In September 2019, Mozilla announced that its Firefox browser will start using the DNS over the HTTPS (DoH) protocol. One the other hand, Google began to test DoH and officially started using it in October. As a background, it is good to understand that there are several channels through which internet traffic operates all over the world that are backed by multiple structures, controlled by ISPS and enterprise systems.
The power of these protocols and the web as a whole has been in the decentralized system of global servers that control the ever-swelling amount of internet traffic. Multiple servers achieve redundancy and eradicate single points of failure. The decentralized process enables many users to use the web without having just a few entities own the routes for the internet’s traffic.
Companies that offer these underlying services run the transport layer that stabilizes the web. They act as navigators of web traffic from consumers to endpoint providers. These protocols moderate cybersecurity threats for web traffic by installing cybersecurity tools, detecting and mitigating malware, and botnet attacks. They also utilize site blockers authorized by governments for learning institutions and parental controls on home networks.
DoH was designed to encrypt web-lookup traffic as part of a new privacy setting and primarily alters how traffic circulates on the internet. Under DoH, the Chrome or Firefox browser will dispatch all search traffic to a preferred DNS resolver by default, not by the user’s request. This improves the browser’s knowledge of a user’s preferences.
Besides, it obscures details of the web traffic, breaking many of the Domain Name System (DNS) based controls around malware and tracking, which are no longer visible or detectable to the network operator passing the traffic directly to Google (for Chrome), or Cloudflare (for Firefox).

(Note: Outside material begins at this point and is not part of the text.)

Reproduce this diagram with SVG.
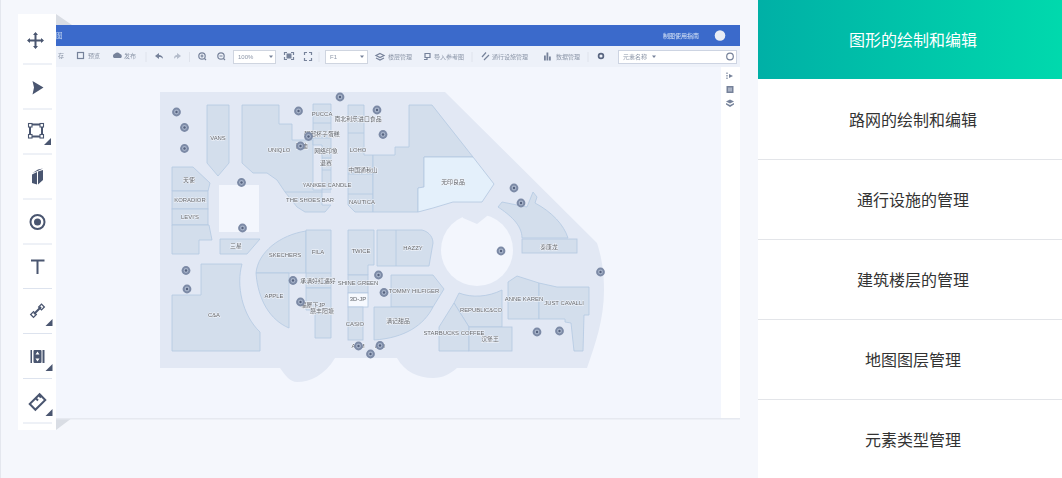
<svg xmlns="http://www.w3.org/2000/svg" width="1062" height="478" viewBox="0 0 1062 478">
<defs>
<linearGradient id="g" x1="0" y1="0" x2="1" y2="0"><stop offset="0" stop-color="#00b0a6"/><stop offset="1" stop-color="#00d9ad"/></linearGradient>
<filter id="soft" x="-2%" y="-2%" width="104%" height="104%"><feGaussianBlur stdDeviation="0.45"/></filter>
<g id="pin"><circle r="4.4" fill="#7c8aa6"/><circle r="2.4" fill="#a9b5cb"/><circle r="1.2" fill="#55627e"/></g>
<path id="corner" d="M0 0L-7 7H0Z" fill="#4a5670"/>
</defs>
<style>
text{font-family:"Liberation Sans","Noto Sans CJK SC",sans-serif}
.s{fill:#d3deec;stroke:#b4c9e2;stroke-width:.8}
.l{font-size:5.900px;fill:#63666c;text-anchor:middle;stroke:#f3f6fb;stroke-width:1px;paint-order:stroke}
.t{font-size:6px;fill:#8c96a8}
.i{fill:none;stroke:#76829a;stroke-width:1.200}
.f{fill:#76829a}
.sep{stroke:#dfe3ec;stroke-width:1}
.ic{fill:none;stroke:#4a5670;stroke-width:2}
.icf{fill:#4a5670}
.m{font-size:16px;fill:#333;text-anchor:middle}
.d{stroke:#e3e5e9;stroke-width:1}
.dt{stroke:#dde3ee;stroke-width:1}
</style>
<rect width="1062" height="478" fill="#f5f7fc"/>
<rect x="0" y="0" width="1" height="478" fill="#e4e7ee"/>

<g id="window" filter="url(#soft)">
<path d="M56 14L72 25H56Z" fill="#d9dde4"/>
<path d="M56 418H72L56 430Z" fill="#d9dde4"/>
<rect x="56" y="417" width="684" height="2.500" fill="#e6e9f0"/>
<rect x="56" y="25" width="684" height="393" fill="#f3f6fd"/>
<rect x="56" y="25" width="684" height="21" fill="#3a6bcb"/>
<text x="56" y="38" font-size="6.500" fill="#c8d8f2">图</text>
<text x="663" y="38" font-size="6" fill="#dce6f7">制图使用指南</text>
<circle cx="720" cy="35.500" r="5.300" fill="#e9edf5"/>
<rect x="56" y="46" width="684" height="21" fill="#edf1f9"/>
<rect x="721" y="67" width="19" height="351" fill="#fff"/>

<g id="toolbar">
<text x="58" y="58" class="t">存</text>
<rect x="77.500" y="52.500" width="6" height="6" class="i"/><text x="88" y="58" class="t">预览</text>
<path d="M114 58a2.500 2.500 0 0 1 1-4.500a3 3 0 0 1 5 .5a2.300 2.300 0 0 1 1 4Z" class="f"/><text x="124" y="58" class="t">发布</text>
<path class="sep" d="M146 52V62M189.500 52V62M319 52V62M472 52V62M588 52V62"/>
<path d="M155 56L159 53V55C161 55 163 56 163 59C162 57.500 161 57 159 57V59Z" class="f"/>
<path d="M181 56L177 53V55C175 55 174 56 174 59C175 57.500 176 57 177 57V59Z" fill="#b4bccb"/>
<circle cx="202" cy="56" r="3.200" class="i"/><path d="M200.500 56H203.500M202 54.500V57.500M204.500 58.500L206 60" class="i" stroke-width=".8"/>
<circle cx="221" cy="56" r="3.200" class="i"/><path d="M219.500 56H222.500M223.500 58.500L225 60" class="i" stroke-width=".8"/>
<rect x="233.500" y="50.500" width="42" height="13" fill="#fff" stroke="#cfd5e0"/><text x="238" y="58.500" class="t">100%</text><path d="M269 55.500H273L271 58Z" class="f"/>
<rect x="286.500" y="53.500" width="5" height="5" fill="#76829a"/><path d="M284.500 55V52.500H287M291 52.500H293.500V55M293.500 57V59.500H291M287 59.500H284.500V57" class="i" stroke-width=".9"/>
<path d="M304.500 55V52.500H307M309 52.500H311.500V55M311.500 58V60.500H309M307 60.500H304.500V58" class="i" stroke-width=".9"/>
<rect x="325.500" y="50.500" width="42" height="13" fill="#fff" stroke="#cfd5e0"/><text x="330" y="58.500" class="t">F1</text><path d="M360 55.500H364L362 58Z" class="f"/>
<path d="M380 53.500L384 55.500L380 57.500L376 55.500ZM376 58L380 60L384 58" class="i" stroke-width="1"/><text x="388" y="58.500" class="t">楼层管理</text>
<path d="M425 53.500H430V57.500H425ZM424 59.500H427V57" class="i" stroke-width="1"/><text x="434" y="58.500" class="t">导入参考图</text>
<path d="M482 57L486 52.500M484 60L489 55" class="i"/><text x="492" y="58.500" class="t">通行设施管理</text>
<path d="M544 55.500h1.800v5h-1.800zM546.500 52.500h1.800v8h-1.800zM549 56.500h1.800v4H549z" class="f"/><text x="556" y="58.500" class="t">数据管理</text>
<circle cx="601" cy="56" r="2.400" fill="none" stroke="#5a6680" stroke-width="1.700"/>
<rect x="618.500" y="50.500" width="118" height="13" fill="#fff" stroke="#cdd4e2"/><text x="623" y="58.500" class="t">元素名称</text><path d="M652 55.500H656L654 58Z" class="f"/>
<circle cx="730" cy="56.500" r="3.300" class="i" stroke-width=".9"/>
<path d="M727 72.500v1.500M727 75v1.500M727 77.500v1.500" class="i"/><path d="M729 74L733 76L729 78Z" class="f"/>
<rect x="726.500" y="86" width="7" height="7" class="f"/><rect x="728" y="87.500" width="4" height="4" fill="#a9b2c4"/>
<path d="M730 99.500L734 101.500L730 103.500L726 101.500ZM726 103L730 105L734 103V104.500L730 107L726 104.500Z" class="f"/>
</g>

<g id="map">
<path d="M160 92H445L597 243C601 255 604 270 604 290C604 320 595 345 587 368H457C450 374 443 378 433 378C418 378 405 372 397 358H335C325 375 310 382 297 382C290 382 285 375 280 368H160Z" fill="#e2e8f4"/>
<circle cx="477" cy="250" r="36" fill="#f3f6fd"/>
<path d="M458 208L463 218L477 224L487 216L494 208Z" fill="#e2e8f4"/>
<rect x="219" y="185" width="40" height="47" fill="#f3f6fd"/>

<path class="s" d="M207 105H229V163L218 176L207 163Z"/>
<path class="s" d="M242 105H279V124H292V140H313V190H322V205L331 205L325 212H305L297 207L285 192L277 180L267 173H253L242 163Z"/>
<path class="s" d="M285 192H331"/>
<path class="s" d="M313 104H331V190H322V145H313Z"/>
<path class="s" d="M313 123H331M313 138H331M322 158H331M322 170H331"/>
<path class="s" d="M348 105H364V155H373V212H355L348 205Z"/>
<path class="s" d="M348 133H364M348 174H373M348 194H373"/>
<path class="s" d="M373 155H395V147H409V105H432L473 157H424V187L418 188V212H373Z"/>
<path d="M424 157H473L494 184L482 202H453L433 208L418 212V188L424 187Z" fill="#e4f0fb" stroke="#b2c7e0" stroke-width=".8"/>
<path class="s" d="M498 207L502 202L527 207L533 192L537 197L535 203C552 212 564 225 568 238H522C522 225 510 215 498 207Z"/>
<rect class="s" x="522" y="239" width="55" height="14"/>
<path class="s" d="M172 167H193L210 183L208 191H172Z"/>
<rect class="s" x="172" y="191" width="36" height="18"/>
<rect class="s" x="172" y="209" width="36" height="16"/>
<path class="s" d="M172 225H209L212 240H199V254H172Z"/>
<path class="s" d="M220 239H260L247 254H220Z"/>
<path class="s" d="M201 264H242C236 285 242 315 260 332V351H172V295H201Z"/>
<path class="s" d="M256 273C258 252 280 235 306 231V273Z"/>
<path class="s" d="M306 230H331V288H306Z"/>
<path class="s" d="M306 273H331"/>
<path class="s" d="M256 273H289V328C270 320 258 300 256 273Z"/>
<path class="s" d="M306 288H331V338H315V310H306Z"/>
<path class="s" d="M348 230H374V265H368V275H348Z"/>
<rect class="s" x="348" y="275" width="20" height="18"/>
<rect x="348" y="293" width="20" height="14" fill="#f6f9fe" stroke="#b2c7e0" stroke-width=".8"/>
<rect class="s" x="348" y="307" width="15" height="33"/>
<path class="s" d="M377 230H422C430 232 433 238 433 243L429 266H377ZM396 230V266"/>
<path class="s" d="M391 275H433L444 289L433 307H391Z"/>
<path class="s" d="M374 307H433C424 325 405 338 374 340Z"/>
<path class="s" d="M459 293C472 298 488 297 502 290V327H469L454 303Z"/>
<path class="s" d="M454 303L469 327V351H439V327Z"/>
<rect class="s" x="469" y="327" width="43" height="24"/>
<path class="s" d="M508 282L517 276L539 283V319H508Z"/>
<path class="s" d="M539 283L557 287H589V315H584L583 351H574L571 323L565 322V319H539Z"/>

<g id="labels">
<text class="l" x="218" y="139.500">VANS</text>
<text class="l" x="279" y="152">UNIQLO</text>
<text class="l" x="322" y="116">PUCCA</text>
<text class="l" x="358" y="120.500">南北利乐进口食品</text>
<text class="l" x="322" y="135.500">粥邸杯子蛋糕</text>
<text class="l" x="302" y="148">阿迪</text>
<text class="l" x="326" y="152.500">网络印象</text>
<text class="l" x="326" y="164.500">退赛</text>
<text class="l" x="358" y="152">LOHO</text>
<text class="l" x="363" y="171.500">中国通秋山</text>
<text class="l" x="327" y="187">YANKEE CANDLE</text>
<text class="l" x="310" y="202">THE SHOES BAR</text>
<text class="l" x="362" y="204">NAUTICA</text>
<text class="l" x="453" y="184">无印良品</text>
<text class="l" x="189" y="181.500">天使</text>
<text class="l" x="190" y="201.500">KORADIOR</text>
<text class="l" x="190" y="219">LEVI'S</text>
<text class="l" x="236" y="247.500">三星</text>
<text class="l" x="285" y="256.500">SKECHERS</text>
<text class="l" x="318" y="253.500">FILA</text>
<text class="l" x="361" y="252.500">TWICE</text>
<text class="l" x="413" y="250">HAZZY</text>
<text class="l" x="549" y="248.500">泰康龙</text>
<text class="l" x="274" y="297.500">APPLE</text>
<text class="l" x="318" y="282.500">承满好红遇好</text>
<text class="l" x="358" y="284.500">SHINE GREEN</text>
<text class="l" x="358" y="300.500">3D-JP</text>
<text class="l" x="414" y="292.500">TOMMY HILFIGER</text>
<text class="l" x="313" y="307">福屋下JP</text>
<text class="l" x="322" y="312.500">膳丰阳塘</text>
<text class="l" x="214" y="316.500">C&amp;A</text>
<text class="l" x="355" y="325.500">CASIO</text>
<text class="l" x="398" y="323">满记甜品</text>
<text class="l" x="481" y="311.500">REPUBLIC&amp;CO</text>
<text class="l" x="454" y="334.500">STARBUCKS COFFEE</text>
<text class="l" x="490" y="340.500">汉堡王</text>
<text class="l" x="524" y="300.500">ANNE KAREN</text>
<text class="l" x="564" y="304.500">JUST CAVALLI</text>
<text class="l" x="358" y="348">ADM</text>
<text class="l" x="380" y="348">ADI</text>
</g>
<g id="pins">
<use href="#pin" x="176.500" y="112"/><use href="#pin" x="184.500" y="127.500"/><use href="#pin" x="184.500" y="148.500"/>
<use href="#pin" x="241.500" y="182.500"/><use href="#pin" x="242.500" y="228"/><use href="#pin" x="298.500" y="111"/>
<use href="#pin" x="340" y="97"/><use href="#pin" x="377" y="110"/><use href="#pin" x="383" y="134.500"/>
<use href="#pin" x="308.500" y="136.500"/><use href="#pin" x="300.500" y="146"/>
<use href="#pin" x="186" y="270.500"/><use href="#pin" x="187" y="289"/><use href="#pin" x="293" y="280.500"/><use href="#pin" x="300.500" y="302"/>
<use href="#pin" x="378.500" y="275"/><use href="#pin" x="384" y="292.500"/><use href="#pin" x="358.500" y="346"/><use href="#pin" x="380" y="345.500"/><use href="#pin" x="370.500" y="354"/>
<use href="#pin" x="501" y="251"/><use href="#pin" x="600.500" y="272"/><use href="#pin" x="537" y="332"/><use href="#pin" x="559.500" y="331"/>
<use href="#pin" x="514" y="188"/><use href="#pin" x="521" y="203"/>
</g>
</g>
</g>

<g id="tools">
<rect x="18" y="14" width="38" height="416" fill="#fff"/>
<path class="dt" d="M23 64H52M23 109H52M23 154H52M23 199H52M23 244H52M23 288.500H52M23 333.500H52M23 378.500H52M23 423H52"/>
<g id="tool-move"><path class="ic" stroke-width="1.500" d="M28.500 40.500H42.500M35.500 33.500V47.500"/><path class="icf" d="M35.500 32L38 35H33ZM35.500 49L38 46H33ZM27 40.500L30 38V43ZM44 40.500L41 38V43Z"/></g>
<path id="tool-select" class="icf" d="M32.500 81L43.500 87.500L32.500 94.500L34 87.500Z"/>
<g id="tool-shape"><rect x="30" y="124.500" width="12" height="12" class="ic" stroke-width="1.200"/><g fill="#fff" stroke="#4a5670" stroke-width="1.100"><rect x="28.500" y="123.500" width="3.500" height="3.500"/><rect x="40" y="123.500" width="3.500" height="3.500"/><rect x="28.500" y="134.500" width="3.500" height="3.500"/><rect x="40" y="134.500" width="3.500" height="3.500"/></g><use href="#corner" x="51" y="138"/></g>
<path id="tool-block" class="icf" d="M32 174.500L37 172V184.500L32 183ZM38 171.500L43 170V180L38 184.500ZM32.500 173L38 169.500L43 168.500L37.500 171Z"/>
<g id="tool-pin"><circle cx="37.500" cy="222" r="7" class="ic" stroke-width="2.200"/><circle cx="37.500" cy="222" r="3.500" class="icf"/></g>
<path id="tool-text" class="ic" d="M31 260.500H44.500M37.500 260.500V274"/>
<g id="tool-line"><path class="ic" stroke-width="1.300" d="M34 314L41 307"/><rect x="31.500" y="312.500" width="4" height="4" fill="none" stroke="#4a5670" stroke-width="1.300" transform="rotate(45 33.500 314.500)"/><rect x="39.500" y="305" width="4" height="4" fill="none" stroke="#4a5670" stroke-width="1.300" transform="rotate(45 41.500 307)"/><use href="#corner" x="52.500" y="319"/></g>
<g id="tool-stairs"><path class="icf" d="M30.500 350H32V363H30.500ZM42.500 350H44.500V363H42.500Z"/><rect x="33.500" y="350" width="8" height="13" rx="1" class="icf"/><path d="M37.500 351.500L39.500 354.500H35.500ZM37.500 361.500L39.500 358.500H35.500Z" fill="#fff"/><use href="#corner" x="52.500" y="364"/></g>
<g id="tool-ruler"><rect x="30.500" y="398" width="14" height="8" class="ic" stroke-width="1.500" transform="rotate(-45 37.500 402)"/><path class="ic" stroke-width="1" d="M36 398.500L38 400.500M39 395.500L41 397.500"/><use href="#corner" x="52.500" y="409"/></g>
</g>

<g id="menu">
<rect x="758" y="0" width="304" height="478" fill="#fff"/>
<g id="m1"><rect x="758" y="0" width="304" height="79" fill="url(#g)"/><text class="m" x="913" y="46" style="fill:#fff">图形的绘制和编辑</text></g>
<g id="m2"><text class="m" x="913" y="126">路网的绘制和编辑</text></g>
<g id="m3"><text class="m" x="913" y="206">通行设施的管理</text></g>
<g id="m4"><text class="m" x="913" y="286">建筑楼层的管理</text></g>
<g id="m5"><text class="m" x="913" y="366">地图图层管理</text></g>
<g id="m6"><text class="m" x="913" y="446">元素类型管理</text></g>
<path class="d" d="M758 159.500H1062M758 239.500H1062M758 319.500H1062M758 399.500H1062"/>
</g>
</svg>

Decentralized internet protocols, like Cyber, act as trusted platforms where data is fully owned by users, and the governing rules are permanent, excluding third parties from the cycle. Cyber is a decentralized supercomputer for answers- a relevance machine- designed with the help of go-IPFS and cosmos-SDK.
Cyber offers a protocol for verifiable communication between consensus computers on relevance. It enables programmable semantics and is built on a simple idea of content-based data graphs, created by web3-agents via cyberlinks – a simple, yet a robust semantic base for laying an analytical model of the universe.
The Impacts of the Re-engineering
The re-engineering by Google’s Chrome and Mozilla’s Firefox browsers will change the architectural structure of how their users resolve web queries making the browser the top of the pyramid rather than then traditional endpoint.
This implies that Google and Mozilla want to make network operators, like internet service providers (ISPs), “dumb” channels whose work will be to transmit and receive encrypted data that only the Google browser, Chrome, or the Firefox browser served up by Cloudflare will be able to view.
There are major concerns around modifying the way traffic flows from the current decentralized-by-design manner to a company-based, centralized process that directs consumers’ web queries to a particular search engine. Naturally, browsers are meant to serve up ads to users, not to track or filter traffic for security purposes.
This change to the normal process of internet traffic will improve the browsers’ consumer data collection and raise security problems concerning the operation of the network. Google views the changes to its Chrome browser and Android OS as a means to centralize all traffic and have it pass through their protocol first. This ensures that it operates under Google’s control, shifting from Google’s search engine to the next terminus, the real web address a user wants to access.
Security concerns originate from the fact that DoH, in its current state, disables many cybersecurity tools on user devices. Because web query traffic goes directly to the application layer of a particular browser via the preferred path of the browser entity, not the choice of the business IT system or ISP, the monitoring filters on ISPs or business internet servers will no longer view the DNS query traffic. DoH-based encryption implies that only the browser sees the traffic, bypassing standard security management tools.
This plan has network operators worried about what will be affected, altered, or broken once this change is fully implemented. What are the trade-offs? What a certain group calls “surveillance” is what another group calls ad traffic for revenue. DNS was meant to be a decentralized protocol for efficiency. Now its founders are concerned about concentrating so much traffic via an edge provider’s browser.
Permitting a few entities to have control over more internet traffic by changing how users request and receive information could be a game-changer for the whole system. This is the opportune moment to embrace Web 3.0 and decentralized protocols, like Cyber. A decentralized web and decentralized protocol ensure that users have a complete ownership and control of their information and enjoy the security of encryption. Information will only be shared on permission or case-by-case basis.